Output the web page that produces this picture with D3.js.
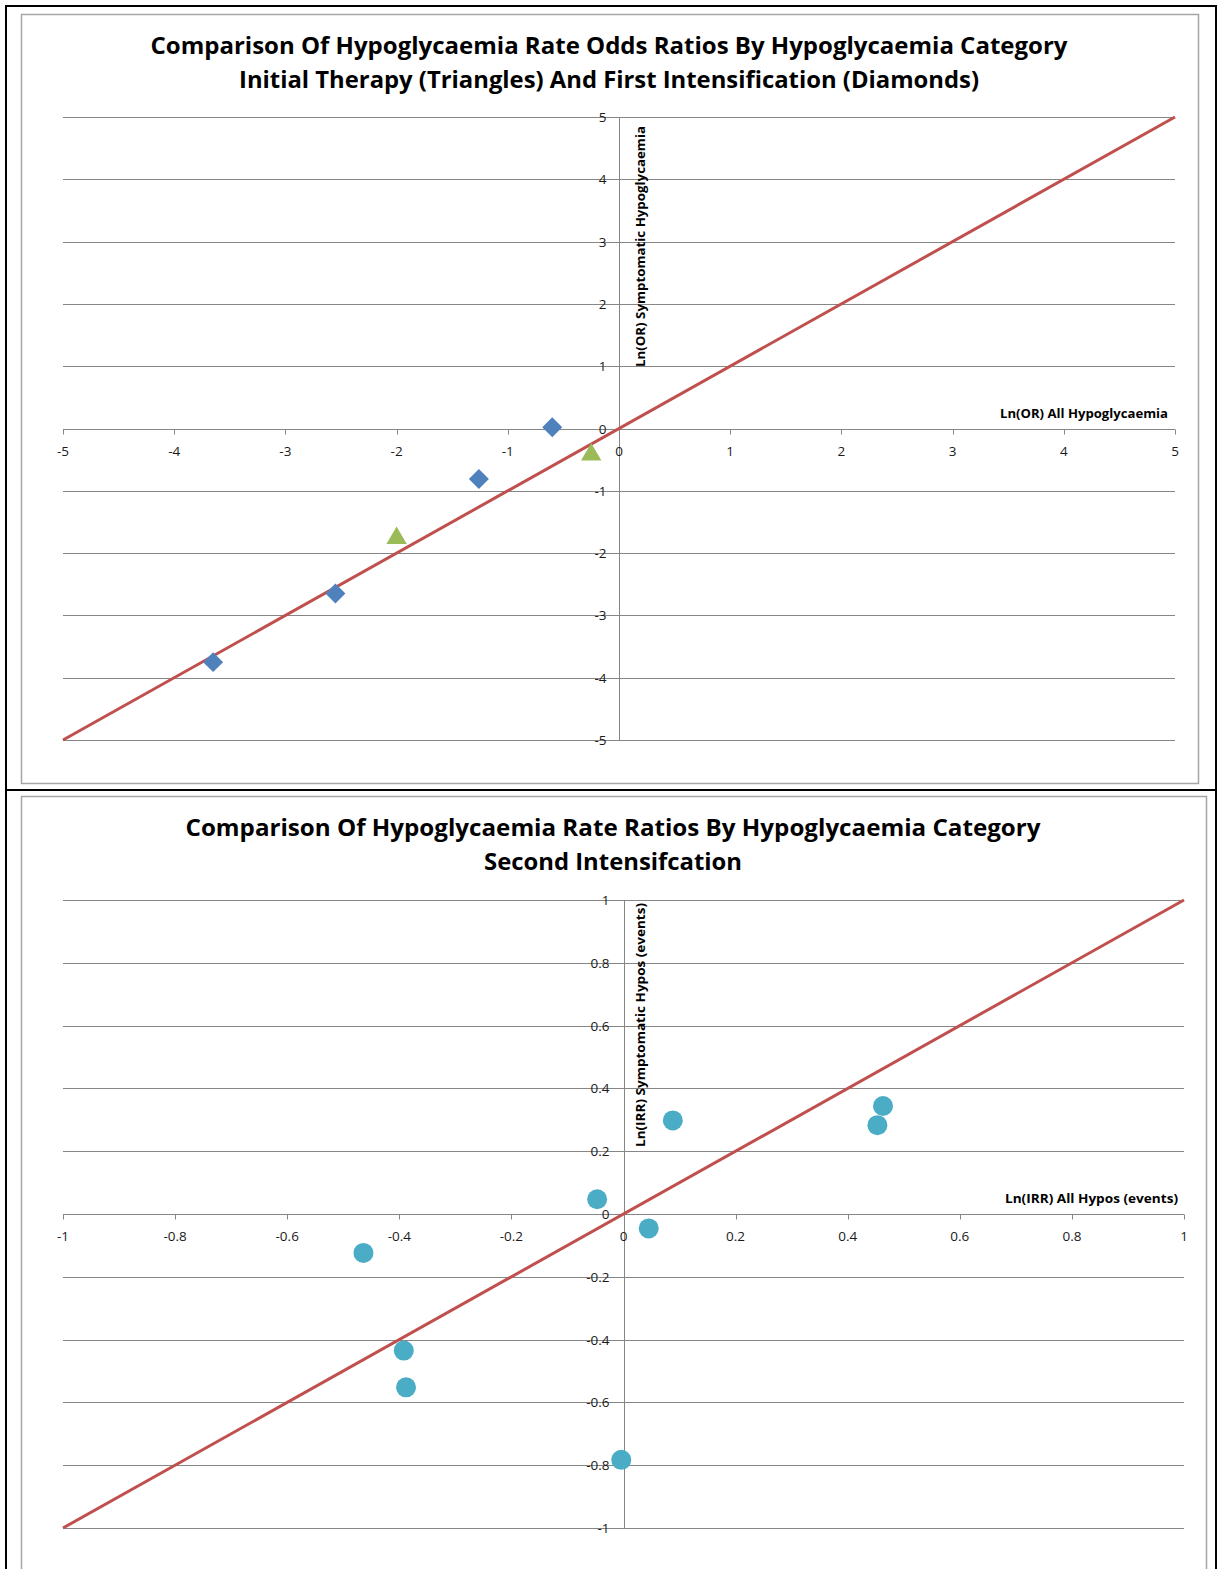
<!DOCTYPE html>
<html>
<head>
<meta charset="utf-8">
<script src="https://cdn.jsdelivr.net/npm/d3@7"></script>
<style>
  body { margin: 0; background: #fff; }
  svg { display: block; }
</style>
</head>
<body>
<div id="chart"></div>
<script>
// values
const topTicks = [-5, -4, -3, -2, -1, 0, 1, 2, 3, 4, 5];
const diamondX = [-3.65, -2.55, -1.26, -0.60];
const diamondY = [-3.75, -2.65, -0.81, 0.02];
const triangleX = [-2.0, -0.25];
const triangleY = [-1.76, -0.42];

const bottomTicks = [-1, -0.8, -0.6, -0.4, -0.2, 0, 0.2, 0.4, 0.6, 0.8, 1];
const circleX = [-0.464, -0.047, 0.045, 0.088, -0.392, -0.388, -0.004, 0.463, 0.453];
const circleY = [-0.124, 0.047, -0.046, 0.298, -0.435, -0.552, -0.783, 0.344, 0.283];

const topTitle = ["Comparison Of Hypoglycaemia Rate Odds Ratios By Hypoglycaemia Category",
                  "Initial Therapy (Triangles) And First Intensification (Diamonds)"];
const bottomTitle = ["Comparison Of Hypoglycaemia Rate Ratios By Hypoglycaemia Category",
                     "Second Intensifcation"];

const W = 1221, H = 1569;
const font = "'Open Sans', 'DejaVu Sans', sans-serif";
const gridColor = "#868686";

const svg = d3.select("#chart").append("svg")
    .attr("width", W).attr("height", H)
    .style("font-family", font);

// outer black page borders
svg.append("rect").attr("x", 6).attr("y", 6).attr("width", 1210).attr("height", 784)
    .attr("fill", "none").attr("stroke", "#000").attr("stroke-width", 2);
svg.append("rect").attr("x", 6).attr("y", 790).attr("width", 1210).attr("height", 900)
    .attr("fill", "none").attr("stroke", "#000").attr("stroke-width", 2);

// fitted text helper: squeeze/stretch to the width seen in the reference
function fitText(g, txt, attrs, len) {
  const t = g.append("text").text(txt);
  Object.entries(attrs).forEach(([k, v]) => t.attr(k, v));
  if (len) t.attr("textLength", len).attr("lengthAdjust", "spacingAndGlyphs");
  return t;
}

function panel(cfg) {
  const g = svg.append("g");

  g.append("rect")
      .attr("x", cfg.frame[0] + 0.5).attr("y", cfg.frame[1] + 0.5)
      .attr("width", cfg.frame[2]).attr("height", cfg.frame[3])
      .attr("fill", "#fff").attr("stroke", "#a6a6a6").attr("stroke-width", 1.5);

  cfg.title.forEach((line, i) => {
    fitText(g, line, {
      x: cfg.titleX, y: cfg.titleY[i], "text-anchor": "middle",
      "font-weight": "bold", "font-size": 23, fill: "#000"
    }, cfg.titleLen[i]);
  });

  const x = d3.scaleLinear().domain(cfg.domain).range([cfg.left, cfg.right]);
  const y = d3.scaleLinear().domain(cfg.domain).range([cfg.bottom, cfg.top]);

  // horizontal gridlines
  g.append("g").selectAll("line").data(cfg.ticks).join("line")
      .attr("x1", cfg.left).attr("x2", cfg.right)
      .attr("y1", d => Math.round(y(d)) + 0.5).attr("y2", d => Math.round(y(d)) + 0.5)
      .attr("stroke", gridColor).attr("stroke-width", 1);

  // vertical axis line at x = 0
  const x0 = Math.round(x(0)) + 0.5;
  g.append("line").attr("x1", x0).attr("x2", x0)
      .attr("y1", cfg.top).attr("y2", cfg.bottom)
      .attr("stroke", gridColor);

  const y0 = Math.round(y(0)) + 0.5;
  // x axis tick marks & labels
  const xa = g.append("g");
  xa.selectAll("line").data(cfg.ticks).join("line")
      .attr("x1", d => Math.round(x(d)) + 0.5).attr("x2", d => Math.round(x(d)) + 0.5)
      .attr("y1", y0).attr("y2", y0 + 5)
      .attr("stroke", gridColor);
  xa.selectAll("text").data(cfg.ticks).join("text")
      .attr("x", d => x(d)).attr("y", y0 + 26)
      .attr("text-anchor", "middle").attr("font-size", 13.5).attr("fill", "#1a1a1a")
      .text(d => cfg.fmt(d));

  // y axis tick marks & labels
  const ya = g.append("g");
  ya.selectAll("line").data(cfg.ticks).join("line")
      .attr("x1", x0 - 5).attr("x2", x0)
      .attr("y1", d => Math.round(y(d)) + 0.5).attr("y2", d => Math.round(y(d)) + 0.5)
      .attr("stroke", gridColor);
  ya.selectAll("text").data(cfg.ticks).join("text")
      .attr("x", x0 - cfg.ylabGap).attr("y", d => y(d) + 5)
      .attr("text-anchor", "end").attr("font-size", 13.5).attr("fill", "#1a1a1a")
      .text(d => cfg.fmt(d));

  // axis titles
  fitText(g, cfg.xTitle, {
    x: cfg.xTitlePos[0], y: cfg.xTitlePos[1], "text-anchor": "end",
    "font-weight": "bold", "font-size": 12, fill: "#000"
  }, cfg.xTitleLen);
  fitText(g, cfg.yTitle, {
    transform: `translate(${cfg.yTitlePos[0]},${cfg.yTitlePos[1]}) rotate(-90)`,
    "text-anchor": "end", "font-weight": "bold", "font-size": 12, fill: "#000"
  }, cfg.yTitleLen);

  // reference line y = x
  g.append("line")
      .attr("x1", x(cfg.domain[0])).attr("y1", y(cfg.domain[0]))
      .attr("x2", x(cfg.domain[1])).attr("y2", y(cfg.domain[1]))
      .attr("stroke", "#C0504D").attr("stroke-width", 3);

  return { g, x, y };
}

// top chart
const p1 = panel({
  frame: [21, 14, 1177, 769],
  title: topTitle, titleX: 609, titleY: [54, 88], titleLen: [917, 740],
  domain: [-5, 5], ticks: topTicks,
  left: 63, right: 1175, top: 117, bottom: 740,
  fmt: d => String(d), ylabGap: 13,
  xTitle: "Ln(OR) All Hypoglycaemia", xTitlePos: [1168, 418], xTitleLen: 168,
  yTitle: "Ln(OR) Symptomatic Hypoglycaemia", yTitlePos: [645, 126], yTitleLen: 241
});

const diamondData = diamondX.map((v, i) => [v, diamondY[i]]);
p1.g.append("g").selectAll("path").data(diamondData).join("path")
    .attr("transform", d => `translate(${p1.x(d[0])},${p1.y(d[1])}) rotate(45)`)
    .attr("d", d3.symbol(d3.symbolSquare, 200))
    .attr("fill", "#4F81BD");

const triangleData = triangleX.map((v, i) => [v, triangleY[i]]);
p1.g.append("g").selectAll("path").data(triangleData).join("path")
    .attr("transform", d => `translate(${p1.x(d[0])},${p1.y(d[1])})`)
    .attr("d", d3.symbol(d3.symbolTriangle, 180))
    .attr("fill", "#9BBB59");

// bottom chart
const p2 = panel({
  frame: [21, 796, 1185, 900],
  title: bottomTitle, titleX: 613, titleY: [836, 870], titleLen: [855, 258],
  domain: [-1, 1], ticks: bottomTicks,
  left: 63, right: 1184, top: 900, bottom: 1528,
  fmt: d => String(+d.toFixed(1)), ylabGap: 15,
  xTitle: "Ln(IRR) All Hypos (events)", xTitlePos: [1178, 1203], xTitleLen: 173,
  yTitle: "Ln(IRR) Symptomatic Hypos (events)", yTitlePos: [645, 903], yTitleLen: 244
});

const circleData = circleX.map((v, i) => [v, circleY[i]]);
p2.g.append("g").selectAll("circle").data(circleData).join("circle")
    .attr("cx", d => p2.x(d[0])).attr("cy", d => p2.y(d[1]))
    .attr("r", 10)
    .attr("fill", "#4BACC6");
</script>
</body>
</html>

**Task statement**
Quote the listing above in full, except for the pictures.

**Solution for this problem**
Output the web page that produces this picture with D3.js.
<!DOCTYPE html>
<html>
<head>
<meta charset="utf-8">
<script src="https://cdn.jsdelivr.net/npm/d3@7"></script>
<style>
  body { margin: 0; background: #fff; }
  svg { display: block; }
</style>
</head>
<body>
<div id="chart"></div>
<script>
// values
const topTicks = [-5, -4, -3, -2, -1, 0, 1, 2, 3, 4, 5];
const diamondX = [-3.65, -2.55, -1.26, -0.60];
const diamondY = [-3.75, -2.65, -0.81, 0.02];
const triangleX = [-2.0, -0.25];
const triangleY = [-1.76, -0.42];

const bottomTicks = [-1, -0.8, -0.6, -0.4, -0.2, 0, 0.2, 0.4, 0.6, 0.8, 1];
const circleX = [-0.464, -0.047, 0.045, 0.088, -0.392, -0.388, -0.004, 0.463, 0.453];
const circleY = [-0.124, 0.047, -0.046, 0.298, -0.435, -0.552, -0.783, 0.344, 0.283];

const topTitle = ["Comparison Of Hypoglycaemia Rate Odds Ratios By Hypoglycaemia Category",
                  "Initial Therapy (Triangles) And First Intensification (Diamonds)"];
const bottomTitle = ["Comparison Of Hypoglycaemia Rate Ratios By Hypoglycaemia Category",
                     "Second Intensifcation"];

const W = 1221, H = 1569;
const font = "'Open Sans', 'DejaVu Sans', sans-serif";
const gridColor = "#868686";

const svg = d3.select("#chart").append("svg")
    .attr("width", W).attr("height", H)
    .style("font-family", font);

// outer black page borders
svg.append("rect").attr("x", 6).attr("y", 6).attr("width", 1210).attr("height", 784)
    .attr("fill", "none").attr("stroke", "#000").attr("stroke-width", 2);
svg.append("rect").attr("x", 6).attr("y", 790).attr("width", 1210).attr("height", 900)
    .attr("fill", "none").attr("stroke", "#000").attr("stroke-width", 2);

// fitted text helper: squeeze/stretch to the width seen in the reference
function fitText(g, txt, attrs, len) {
  const t = g.append("text").text(txt);
  Object.entries(attrs).forEach(([k, v]) => t.attr(k, v));
  if (len) t.attr("textLength", len).attr("lengthAdjust", "spacingAndGlyphs");
  return t;
}

function panel(cfg) {
  const g = svg.append("g");

  g.append("rect")
      .attr("x", cfg.frame[0] + 0.5).attr("y", cfg.frame[1] + 0.5)
      .attr("width", cfg.frame[2]).attr("height", cfg.frame[3])
      .attr("fill", "#fff").attr("stroke", "#a6a6a6").attr("stroke-width", 1.5);

  cfg.title.forEach((line, i) => {
    fitText(g, line, {
      x: cfg.titleX, y: cfg.titleY[i], "text-anchor": "middle",
      "font-weight": "bold", "font-size": 23, fill: "#000"
    }, cfg.titleLen[i]);
  });

  const x = d3.scaleLinear().domain(cfg.domain).range([cfg.left, cfg.right]);
  const y = d3.scaleLinear().domain(cfg.domain).range([cfg.bottom, cfg.top]);

  // horizontal gridlines
  g.append("g").selectAll("line").data(cfg.ticks).join("line")
      .attr("x1", cfg.left).attr("x2", cfg.right)
      .attr("y1", d => Math.round(y(d)) + 0.5).attr("y2", d => Math.round(y(d)) + 0.5)
      .attr("stroke", gridColor).attr("stroke-width", 1);

  // vertical axis line at x = 0
  const x0 = Math.round(x(0)) + 0.5;
  g.append("line").attr("x1", x0).attr("x2", x0)
      .attr("y1", cfg.top).attr("y2", cfg.bottom)
      .attr("stroke", gridColor);

  const y0 = Math.round(y(0)) + 0.5;
  // x axis tick marks & labels
  const xa = g.append("g");
  xa.selectAll("line").data(cfg.ticks).join("line")
      .attr("x1", d => Math.round(x(d)) + 0.5).attr("x2", d => Math.round(x(d)) + 0.5)
      .attr("y1", y0).attr("y2", y0 + 5)
      .attr("stroke", gridColor);
  xa.selectAll("text").data(cfg.ticks).join("text")
      .attr("x", d => x(d)).attr("y", y0 + 26)
      .attr("text-anchor", "middle").attr("font-size", 13.5).attr("fill", "#1a1a1a")
      .text(d => cfg.fmt(d));

  // y axis tick marks & labels
  const ya = g.append("g");
  ya.selectAll("line").data(cfg.ticks).join("line")
      .attr("x1", x0 - 5).attr("x2", x0)
      .attr("y1", d => Math.round(y(d)) + 0.5).attr("y2", d => Math.round(y(d)) + 0.5)
      .attr("stroke", gridColor);
  ya.selectAll("text").data(cfg.ticks).join("text")
      .attr("x", x0 - cfg.ylabGap).attr("y", d => y(d) + 5)
      .attr("text-anchor", "end").attr("font-size", 13.5).attr("fill", "#1a1a1a")
      .text(d => cfg.fmt(d));

  // axis titles
  fitText(g, cfg.xTitle, {
    x: cfg.xTitlePos[0], y: cfg.xTitlePos[1], "text-anchor": "end",
    "font-weight": "bold", "font-size": 12, fill: "#000"
  }, cfg.xTitleLen);
  fitText(g, cfg.yTitle, {
    transform: `translate(${cfg.yTitlePos[0]},${cfg.yTitlePos[1]}) rotate(-90)`,
    "text-anchor": "end", "font-weight": "bold", "font-size": 12, fill: "#000"
  }, cfg.yTitleLen);

  // reference line y = x
  g.append("line")
      .attr("x1", x(cfg.domain[0])).attr("y1", y(cfg.domain[0]))
      .attr("x2", x(cfg.domain[1])).attr("y2", y(cfg.domain[1]))
      .attr("stroke", "#C0504D").attr("stroke-width", 3);

  return { g, x, y };
}

// top chart
const p1 = panel({
  frame: [21, 14, 1177, 769],
  title: topTitle, titleX: 609, titleY: [54, 88], titleLen: [917, 740],
  domain: [-5, 5], ticks: topTicks,
  left: 63, right: 1175, top: 117, bottom: 740,
  fmt: d => String(d), ylabGap: 13,
  xTitle: "Ln(OR) All Hypoglycaemia", xTitlePos: [1168, 418], xTitleLen: 168,
  yTitle: "Ln(OR) Symptomatic Hypoglycaemia", yTitlePos: [645, 126], yTitleLen: 241
});

const diamondData = diamondX.map((v, i) => [v, diamondY[i]]);
p1.g.append("g").selectAll("path").data(diamondData).join("path")
    .attr("transform", d => `translate(${p1.x(d[0])},${p1.y(d[1])}) rotate(45)`)
    .attr("d", d3.symbol(d3.symbolSquare, 200))
    .attr("fill", "#4F81BD");

const triangleData = triangleX.map((v, i) => [v, triangleY[i]]);
p1.g.append("g").selectAll("path").data(triangleData).join("path")
    .attr("transform", d => `translate(${p1.x(d[0])},${p1.y(d[1])})`)
    .attr("d", d3.symbol(d3.symbolTriangle, 180))
    .attr("fill", "#9BBB59");

// bottom chart
const p2 = panel({
  frame: [21, 796, 1185, 900],
  title: bottomTitle, titleX: 613, titleY: [836, 870], titleLen: [855, 258],
  domain: [-1, 1], ticks: bottomTicks,
  left: 63, right: 1184, top: 900, bottom: 1528,
  fmt: d => String(+d.toFixed(1)), ylabGap: 15,
  xTitle: "Ln(IRR) All Hypos (events)", xTitlePos: [1178, 1203], xTitleLen: 173,
  yTitle: "Ln(IRR) Symptomatic Hypos (events)", yTitlePos: [645, 903], yTitleLen: 244
});

const circleData = circleX.map((v, i) => [v, circleY[i]]);
p2.g.append("g").selectAll("circle").data(circleData).join("circle")
    .attr("cx", d => p2.x(d[0])).attr("cy", d => p2.y(d[1]))
    .attr("r", 10)
    .attr("fill", "#4BACC6");
</script>
</body>
</html>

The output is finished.